One last item to note here, not answering questions is just as important as answering them. When generating data, txtinstruct will randomize contexts with questions in some cases to generate “unanswerable” questions for a given context. This ensures the model is willing to say “I don’t know”.

Model Training

Generating the dataset is the hard part in this process. Once the dataset is generated, selecting the right model is the remaining task. Selecting a smaller model with fewer parameters than the one used to generate the dataset is usually the case. This trains a model with quicker response times that is also able to generate accurate responses.

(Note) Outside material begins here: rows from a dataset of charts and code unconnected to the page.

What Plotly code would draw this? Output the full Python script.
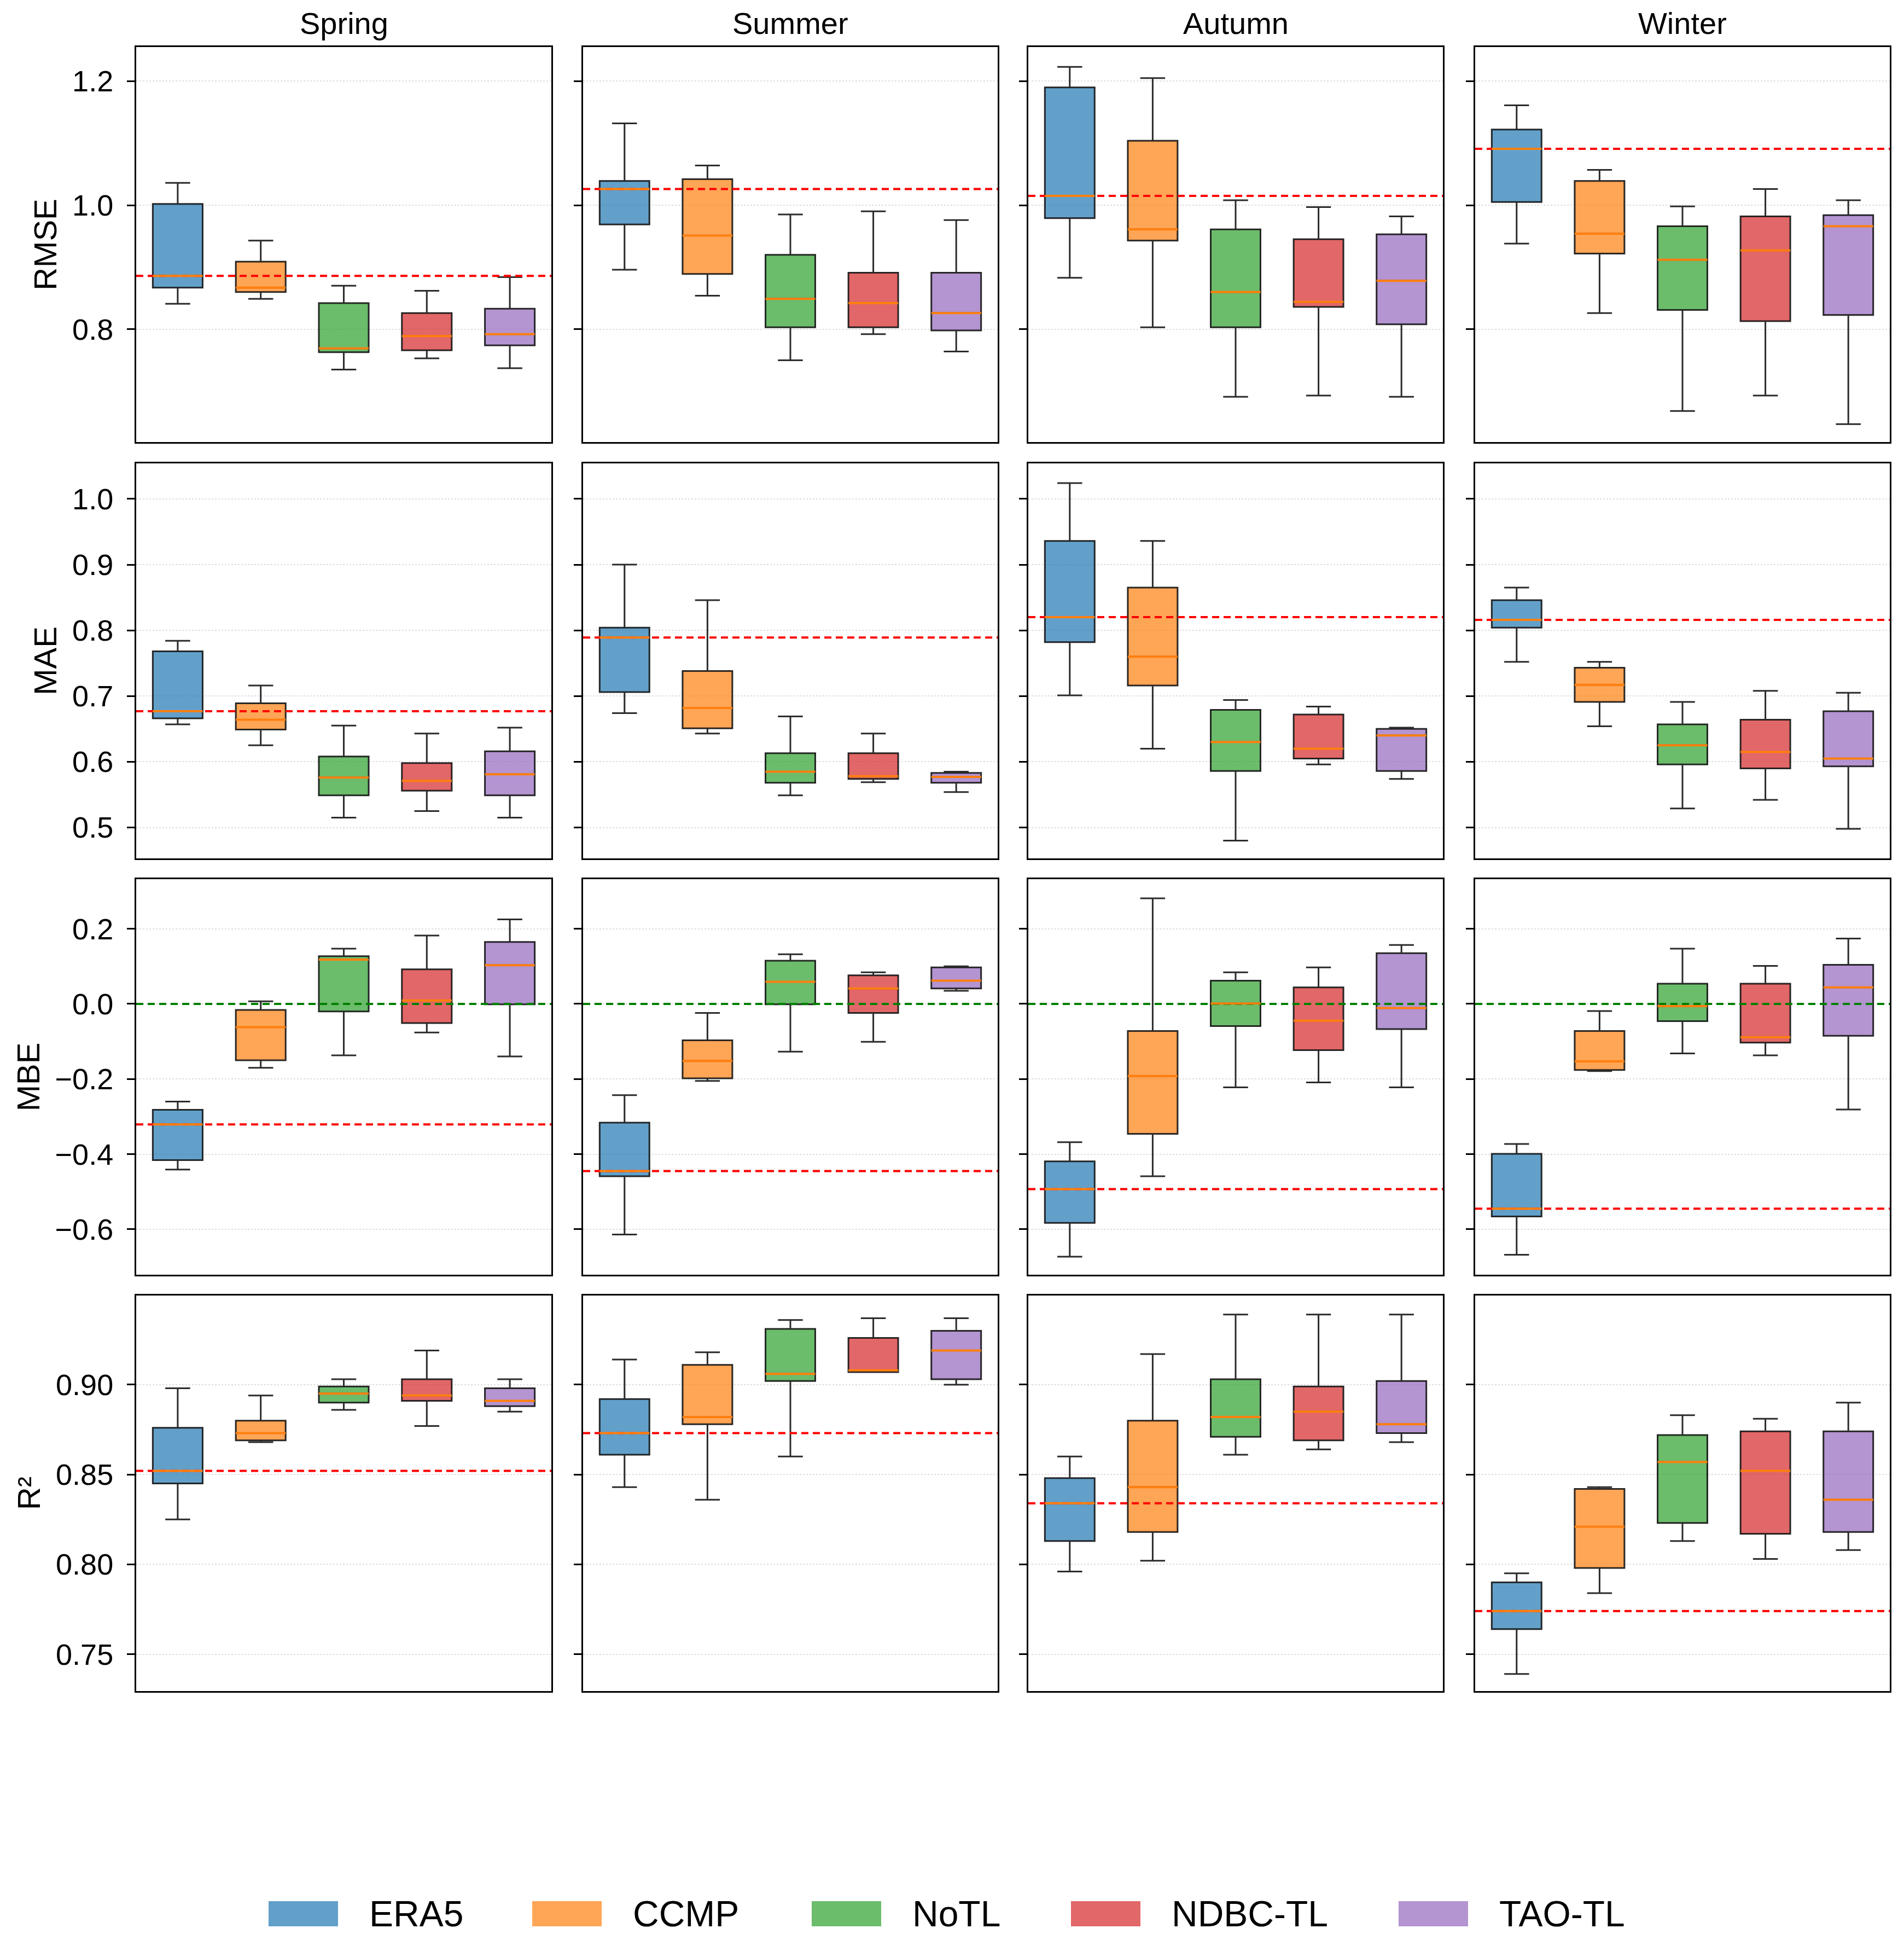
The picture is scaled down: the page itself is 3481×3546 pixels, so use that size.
import plotly.graph_objects as go
from plotly.subplots import make_subplots

seasons = ["Spring", "Summer", "Autumn", "Winter"]
models = ["ERA5", "CCMP", "NoTL", "NDBC-TL", "TAO-TL"]
metrics = ["RMSE", "MAE", "MBE", "R²"]
colors = ["31,119,180", "255,127,14", "44,160,44", "214,39,40", "148,103,189"]

# box statistics per season (rows) and model (columns)
rmse_lo = [[0.841, 0.849, 0.735, 0.753, 0.737],
           [0.896, 0.854, 0.750, 0.792, 0.764],
           [0.883, 0.803, 0.691, 0.693, 0.691],
           [0.938, 0.826, 0.668, 0.693, 0.647]]
rmse_q1 = [[0.867, 0.860, 0.763, 0.766, 0.774],
           [0.969, 0.889, 0.803, 0.803, 0.798],
           [0.979, 0.943, 0.803, 0.836, 0.808],
           [1.005, 0.922, 0.831, 0.813, 0.823]]
rmse_med = [[0.886, 0.867, 0.769, 0.789, 0.792],
            [1.026, 0.951, 0.849, 0.842, 0.826],
            [1.015, 0.961, 0.860, 0.844, 0.878],
            [1.091, 0.954, 0.912, 0.927, 0.966]]
rmse_q3 = [[1.002, 0.909, 0.842, 0.826, 0.833],
           [1.039, 1.042, 0.920, 0.891, 0.891],
           [1.190, 1.104, 0.961, 0.945, 0.953],
           [1.122, 1.039, 0.966, 0.982, 0.984]]
rmse_hi = [[1.036, 0.943, 0.870, 0.862, 0.884],
           [1.132, 1.064, 0.985, 0.990, 0.976],
           [1.223, 1.205, 1.008, 0.997, 0.982],
           [1.161, 1.057, 0.998, 1.026, 1.008]]

mae_lo = [[0.657, 0.625, 0.515, 0.525, 0.515],
          [0.674, 0.643, 0.549, 0.569, 0.554],
          [0.701, 0.620, 0.480, 0.596, 0.574],
          [0.752, 0.654, 0.529, 0.542, 0.498]]
mae_q1 = [[0.666, 0.649, 0.549, 0.556, 0.549],
          [0.706, 0.651, 0.568, 0.574, 0.568],
          [0.782, 0.716, 0.586, 0.605, 0.586],
          [0.804, 0.691, 0.596, 0.590, 0.593]]
mae_med = [[0.677, 0.664, 0.576, 0.571, 0.581],
           [0.789, 0.682, 0.585, 0.578, 0.577],
           [0.820, 0.760, 0.630, 0.620, 0.640],
           [0.816, 0.717, 0.625, 0.615, 0.605]]
mae_q3 = [[0.768, 0.689, 0.608, 0.598, 0.616],
          [0.804, 0.738, 0.613, 0.613, 0.583],
          [0.936, 0.865, 0.679, 0.672, 0.650],
          [0.846, 0.743, 0.657, 0.664, 0.677]]
mae_hi = [[0.784, 0.716, 0.655, 0.643, 0.652],
          [0.900, 0.846, 0.669, 0.643, 0.585],
          [1.024, 0.936, 0.694, 0.684, 0.652],
          [0.865, 0.752, 0.691, 0.708, 0.705]]

mbe_lo = [[-0.441, -0.170, -0.137, -0.076, -0.140],
          [-0.614, -0.205, -0.127, -0.101, 0.035],
          [-0.673, -0.459, -0.222, -0.209, -0.222],
          [-0.668, -0.179, -0.132, -0.137, -0.281]]
mbe_q1 = [[-0.416, -0.150, -0.020, -0.051, -0.001],
          [-0.459, -0.198, -0.001, -0.024, 0.041],
          [-0.583, -0.346, -0.059, -0.123, -0.067],
          [-0.566, -0.176, -0.046, -0.103, -0.085]]
mbe_med = [[-0.321, -0.062, 0.118, 0.009, 0.103],
           [-0.445, -0.152, 0.059, 0.041, 0.062],
           [-0.493, -0.192, 0.001, -0.045, -0.011],
           [-0.545, -0.153, -0.006, -0.089, 0.044]]
mbe_q3 = [[-0.282, -0.016, 0.127, 0.092, 0.165],
          [-0.316, -0.097, 0.115, 0.076, 0.097],
          [-0.419, -0.072, 0.062, 0.044, 0.135],
          [-0.399, -0.072, 0.054, 0.054, 0.104]]
mbe_hi = [[-0.260, 0.007, 0.147, 0.182, 0.225],
          [-0.243, -0.024, 0.132, 0.084, 0.100],
          [-0.368, 0.281, 0.084, 0.097, 0.157],
          [-0.373, -0.019, 0.147, 0.101, 0.174]]

r2_lo = [[0.825, 0.868, 0.886, 0.877, 0.885],
         [0.843, 0.836, 0.860, 0.907, 0.900],
         [0.796, 0.802, 0.861, 0.864, 0.868],
         [0.739, 0.784, 0.813, 0.803, 0.808]]
r2_q1 = [[0.845, 0.869, 0.890, 0.891, 0.888],
         [0.861, 0.878, 0.902, 0.907, 0.903],
         [0.813, 0.818, 0.871, 0.869, 0.873],
         [0.764, 0.798, 0.823, 0.817, 0.818]]
r2_med = [[0.852, 0.873, 0.895, 0.894, 0.891],
          [0.873, 0.882, 0.906, 0.908, 0.919],
          [0.834, 0.843, 0.882, 0.885, 0.878],
          [0.774, 0.821, 0.857, 0.852, 0.836]]
r2_q3 = [[0.876, 0.880, 0.899, 0.903, 0.898],
         [0.892, 0.911, 0.931, 0.926, 0.930],
         [0.848, 0.880, 0.903, 0.899, 0.902],
         [0.790, 0.842, 0.872, 0.874, 0.874]]
r2_hi = [[0.898, 0.894, 0.903, 0.919, 0.903],
         [0.914, 0.918, 0.936, 0.937, 0.937],
         [0.860, 0.917, 0.939, 0.939, 0.939],
         [0.795, 0.843, 0.883, 0.881, 0.890]]

stats = [
    (rmse_lo, rmse_q1, rmse_med, rmse_q3, rmse_hi),
    (mae_lo, mae_q1, mae_med, mae_q3, mae_hi),
    (mbe_lo, mbe_q1, mbe_med, mbe_q3, mbe_hi),
    (r2_lo, r2_q1, r2_med, r2_q3, r2_hi),
]

y_ranges = [[0.618, 1.255], [0.453, 1.054], [-0.721, 0.332], [0.7295, 0.9496]]
y_dticks = [0.2, 0.1, 0.2, 0.05]
y_formats = [".1f", ".1f", ".1f", ".2f"]

# the page body adds an 8px offset, so lay the figure out in a slightly smaller box
OFF = 8
W, H = 3481 - OFF, 3546 - OFF
FONT = "Liberation Sans, Arial, sans-serif"
x_dom = [(249, 1008), (1066, 1824), (1880, 2638), (2697, 3455)]
y_dom = [(86, 808), (847, 1569), (1607, 2330), (2368, 3091)]
BW = 0.6


def px(v, size):
    return (v - OFF) / size


fig = make_subplots(rows=4, cols=4, shared_yaxes=True)

for r in range(4):
    lo, q1, med, q3, hi = stats[r]
    for c in range(4):
        pos = list(range(1, 6))
        for k in range(5):
            fig.add_trace(go.Box(
                x=[pos[k]], lowerfence=[lo[c][k]], q1=[q1[c][k]], median=[med[c][k]],
                q3=[q3[c][k]], upperfence=[hi[c][k]], width=BW, whiskerwidth=0.5,
                fillcolor="rgba(%s,0.7)" % colors[k],
                line=dict(color="rgba(20,20,20,0.9)", width=3),
                boxpoints=False, showlegend=False, hoverinfo="skip"),
                row=r + 1, col=c + 1)
        # reference line at the ERA5 median
        fig.add_trace(go.Scatter(
            x=[0.5, 5.5], y=[med[c][0]] * 2, mode="lines",
            line=dict(color="red", width=4, dash="13px,8px"),
            showlegend=False, hoverinfo="skip"), row=r + 1, col=c + 1)
        if metrics[r] == "MBE":
            fig.add_trace(go.Scatter(
                x=[0.5, 5.5], y=[0, 0], mode="lines",
                line=dict(color="green", width=4, dash="13px,8px"),
                showlegend=False, hoverinfo="skip"), row=r + 1, col=c + 1)
        mx, my = [], []
        for k in range(5):
            mx += [pos[k] - BW / 2, pos[k] + BW / 2, None]
            my += [med[c][k], med[c][k], None]
        fig.add_trace(go.Scatter(
            x=mx, y=my, mode="lines", line=dict(color="#ff7f0e", width=4),
            showlegend=False, hoverinfo="skip"), row=r + 1, col=c + 1)

for r in range(4):
    for c in range(4):
        i = r * 4 + c + 1
        sfx = "" if i == 1 else str(i)
        fig.layout["xaxis" + sfx].update(
            domain=[px(x_dom[c][0], W), px(x_dom[c][1], W)], range=[0.5, 5.5],
            showticklabels=False, ticks="", showgrid=False, zeroline=False,
            showline=True, mirror=True, linecolor="black", linewidth=3)
        fig.layout["yaxis" + sfx].update(
            domain=[1 - px(y_dom[r][1], H), 1 - px(y_dom[r][0], H)], range=y_ranges[r],
            dtick=y_dticks[r], tick0=0, tickformat=y_formats[r],
            ticks="outside", ticklen=14, tickwidth=3, tickcolor="black",
            ticklabelstandoff=14, showticklabels=(c == 0),
            tickfont=dict(size=54, color="black", family=FONT),
            showgrid=True, gridcolor="rgba(0,0,0,0.13)", gridwidth=2, griddash="dot",
            zeroline=False, showline=True, mirror=True, linecolor="black", linewidth=3)
        if c == 0:
            fig.layout["yaxis" + sfx].title = dict(
                text=metrics[r], standoff=10, font=dict(size=58, color="black", family=FONT))

annotations = []
for c, s in enumerate(seasons):
    annotations.append(dict(
        text=s, x=px((x_dom[c][0] + x_dom[c][1]) / 2, W), y=1 - px(42, H),
        xref="paper", yref="paper", xanchor="center", yanchor="middle",
        showarrow=False, font=dict(size=56, color="black", family=FONT)))

# legend drawn by hand with wide colour patches
swatch_x = [491, 973, 1484, 1958, 2557]
shapes = []
for k, m in enumerate(models):
    shapes.append(dict(
        type="rect", xref="paper", yref="paper",
        x0=px(swatch_x[k], W), x1=px(swatch_x[k] + 127, W),
        y0=1 - px(3521, H), y1=1 - px(3475, H),
        fillcolor="rgba(%s,0.7)" % colors[k], line=dict(width=0)))
    annotations.append(dict(
        text=m, x=px(swatch_x[k] + 182, W), y=1 - px(3498, H),
        xref="paper", yref="paper", xanchor="left", yanchor="middle",
        showarrow=False, font=dict(size=66, color="black", family=FONT)))

fig.update_layout(
    width=W, height=H, margin=dict(l=0, r=0, t=0, b=0),
    paper_bgcolor="white", plot_bgcolor="white",
    font=dict(family=FONT, color="black"),
    showlegend=False, annotations=annotations, shapes=shapes)

fig.write_html("out.html")
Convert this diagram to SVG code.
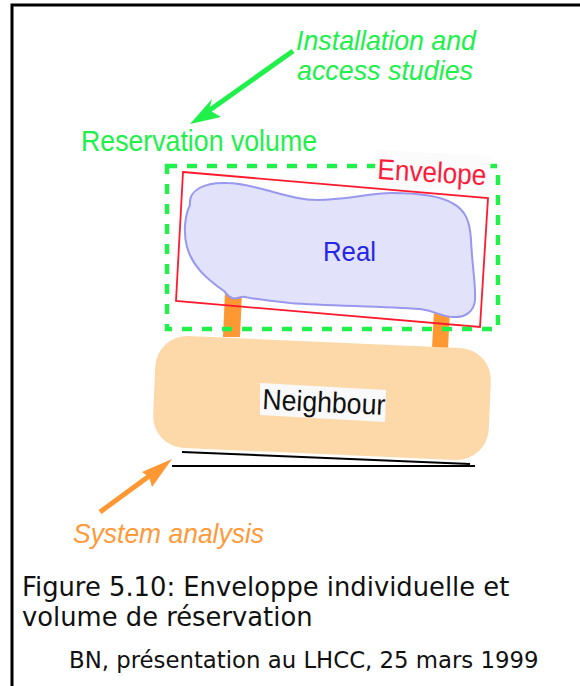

txtinstruct has a built-in trainer that makes it easy to take a generated dataset and train an instruction-following model.

import json

from txtinstruct.models import Instructor

# Read in generated dataset
with open("data.json", encoding="utf-8") as f:
    data = json.load(f)

# Instruction-tune model
instructor = Instructor()
model, tokenizer = instructor(
    "google/flan-t5-small", 
    data,
    "sequence-sequence",
    learning_rate=1e-3,
    per_device_train_batch_size=8,
    gradient_accumulation_steps=128 // 8,
    num_train_epochs=3,
    logging_steps=100,
)

This trained model can be used with standard txtai pipelines as shown below.

extractor([{
    "query": "Tell me about Linux",
}])

[{'answer': 'Linux (or ) is a family of open-source Unix-like operating
systems based on the Linux kernel, an operating system kernel first released 
on September 17, 1991, by Linus Torvalds. Linux is typically packaged as a 
Linux distribution, which includes the kernel and supporting system software 
and libraries, many of which are provided by the GNU Project.'}]

extractor([{
    "query": "What is the weather in Phoenix today?",
}])

[{'answer': "I don't have data on that"}]

As mentioned above, a full working example of this can be found in this notebook.

Wrapping up

This article briefly introduced txtinstruct, a framework for training instruction-tuned models. We’re excited to see how the community uses txtinstruct to train domain-specific instruction-following models!